■ Data provided
--- START ---

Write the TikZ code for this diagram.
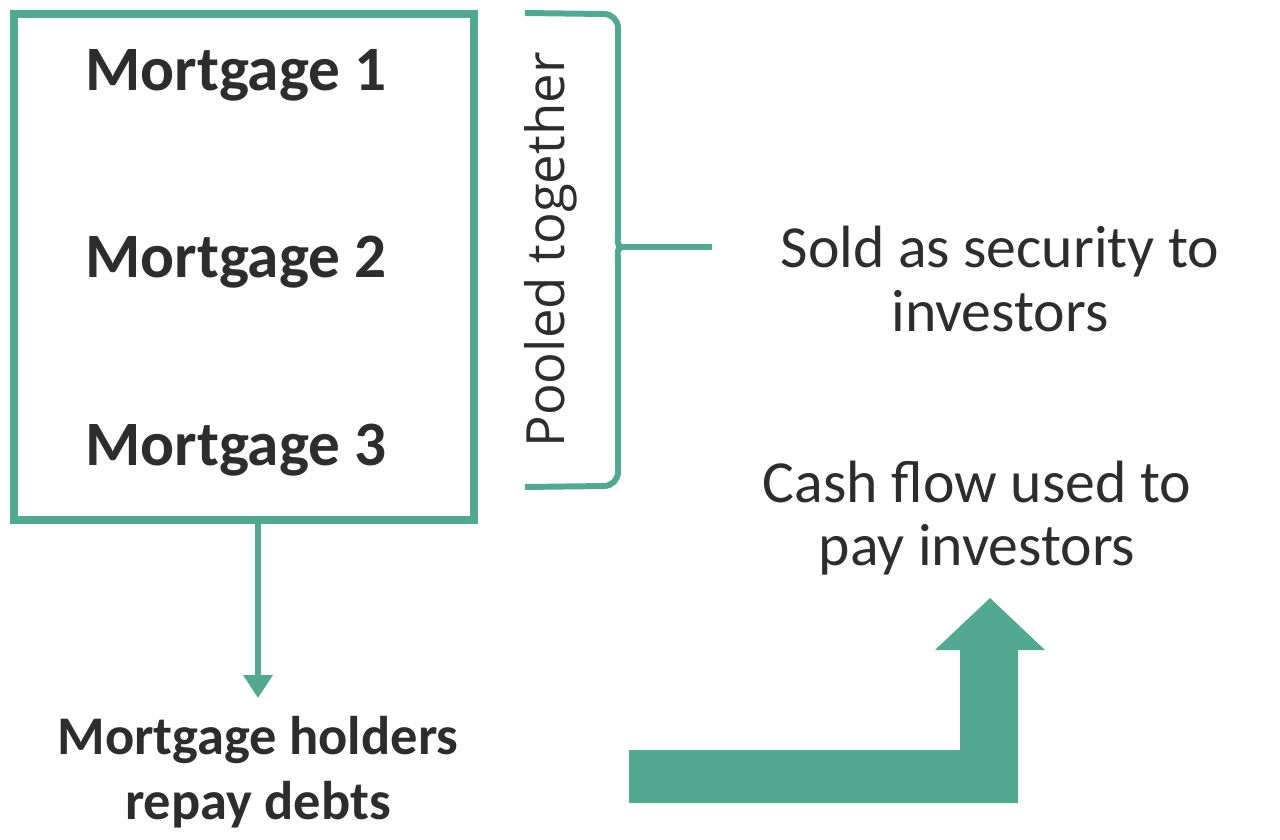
\documentclass[tikz,border=0pt]{standalone}
\usepackage{fontspec}
\setmainfont{Carlito}
\newfontfamily\poolfont{Open Sans}
\usetikzlibrary{arrows.meta}
\definecolor{mtgteal}{RGB}{82,168,145}
\definecolor{mtgtext}{RGB}{45,45,45}
\tikzset{
  mtglabel/.style={text=mtgtext, font=\fontsize{31}{37}\selectfont\bfseries, align=center, inner sep=0pt},
  stepline/.style={draw=mtgteal, line width=3.4pt}
}
\begin{document}
\begin{tikzpicture}[x=0.02cm, y=-0.02cm]
  \useasboundingbox (0,0) rectangle (1280,839);
  % pool of mortgages
  \node (pool) [draw=mtgteal, line width=4pt, minimum width=460*0.02cm, minimum height=506*0.02cm, inner sep=0pt] at (244,267) {};
  \node (m1) [mtglabel, font=\fontsize{36}{40}\selectfont\bfseries] at (236,75) {Mortgage 1};
  \node (m2) [mtglabel, font=\fontsize{36}{40}\selectfont\bfseries] at (236,262) {Mortgage 2};
  \node (m3) [mtglabel, font=\fontsize{36}{40}\selectfont\bfseries] at (236,450) {Mortgage 3};
  % brace
  \coordinate (btop) at (525,13);
  \coordinate (bbot) at (525,487);
  \coordinate (bmid) at (622,247);
  \coordinate (bend) at (712,247);
  \draw[stepline] (btop) -- (604,14) to[out=0, in=90] (618,28) -- (618,232) to[out=-90, in=180] (bmid) -- (bend);
  \draw[stepline] (bbot) -- (604,486) to[out=0, in=-90] (618,472) -- (618,262) to[out=90, in=180] (bmid);
  \node (pooled) [rotate=90, text=mtgtext, font=\poolfont\fontsize{30}{34}\selectfont, inner sep=0pt] at (551,250) {Pooled together};
  % right side texts
  \node (sold) [mtglabel, font=\fontsize{34}{36}\selectfont] at (1000,279) {Sold as security to\\investors};
  \node (cash) [mtglabel, font=\fontsize{34}{36}\selectfont] at (977,518) {Cash flow used to\\pay investors};
  % repayments
  \node (holders) [mtglabel] at (258,772) {Mortgage holders\\repay debts};
  \coordinate (down) at (258,698);
  \draw[draw=mtgteal, line width=3.4pt, -{Triangle[width=16pt, length=13pt]}] (pool.south -| down) -- (down);
  % big bent arrow
  \coordinate (tip) at (990,598);
  \fill[mtgteal] (629,750) -- (960,750) -- (960,650) -- (935,650) -- (tip) -- (1045,650) -- (1018,650) -- (1018,803) -- (629,803) -- cycle;
\end{tikzpicture}
\end{document}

--- END ---

■ The exercise
Write the full listing out again with every line unchanged, but include no pictures.

■ Output for this task
Write the TikZ code for this diagram.
\documentclass[tikz,border=0pt]{standalone}
\usepackage{fontspec}
\setmainfont{Carlito}
\newfontfamily\poolfont{Open Sans}
\usetikzlibrary{arrows.meta}
\definecolor{mtgteal}{RGB}{82,168,145}
\definecolor{mtgtext}{RGB}{45,45,45}
\tikzset{
  mtglabel/.style={text=mtgtext, font=\fontsize{31}{37}\selectfont\bfseries, align=center, inner sep=0pt},
  stepline/.style={draw=mtgteal, line width=3.4pt}
}
\begin{document}
\begin{tikzpicture}[x=0.02cm, y=-0.02cm]
  \useasboundingbox (0,0) rectangle (1280,839);
  % pool of mortgages
  \node (pool) [draw=mtgteal, line width=4pt, minimum width=460*0.02cm, minimum height=506*0.02cm, inner sep=0pt] at (244,267) {};
  \node (m1) [mtglabel, font=\fontsize{36}{40}\selectfont\bfseries] at (236,75) {Mortgage 1};
  \node (m2) [mtglabel, font=\fontsize{36}{40}\selectfont\bfseries] at (236,262) {Mortgage 2};
  \node (m3) [mtglabel, font=\fontsize{36}{40}\selectfont\bfseries] at (236,450) {Mortgage 3};
  % brace
  \coordinate (btop) at (525,13);
  \coordinate (bbot) at (525,487);
  \coordinate (bmid) at (622,247);
  \coordinate (bend) at (712,247);
  \draw[stepline] (btop) -- (604,14) to[out=0, in=90] (618,28) -- (618,232) to[out=-90, in=180] (bmid) -- (bend);
  \draw[stepline] (bbot) -- (604,486) to[out=0, in=-90] (618,472) -- (618,262) to[out=90, in=180] (bmid);
  \node (pooled) [rotate=90, text=mtgtext, font=\poolfont\fontsize{30}{34}\selectfont, inner sep=0pt] at (551,250) {Pooled together};
  % right side texts
  \node (sold) [mtglabel, font=\fontsize{34}{36}\selectfont] at (1000,279) {Sold as security to\\investors};
  \node (cash) [mtglabel, font=\fontsize{34}{36}\selectfont] at (977,518) {Cash flow used to\\pay investors};
  % repayments
  \node (holders) [mtglabel] at (258,772) {Mortgage holders\\repay debts};
  \coordinate (down) at (258,698);
  \draw[draw=mtgteal, line width=3.4pt, -{Triangle[width=16pt, length=13pt]}] (pool.south -| down) -- (down);
  % big bent arrow
  \coordinate (tip) at (990,598);
  \fill[mtgteal] (629,750) -- (960,750) -- (960,650) -- (935,650) -- (tip) -- (1045,650) -- (1018,650) -- (1018,803) -- (629,803) -- cycle;
\end{tikzpicture}
\end{document}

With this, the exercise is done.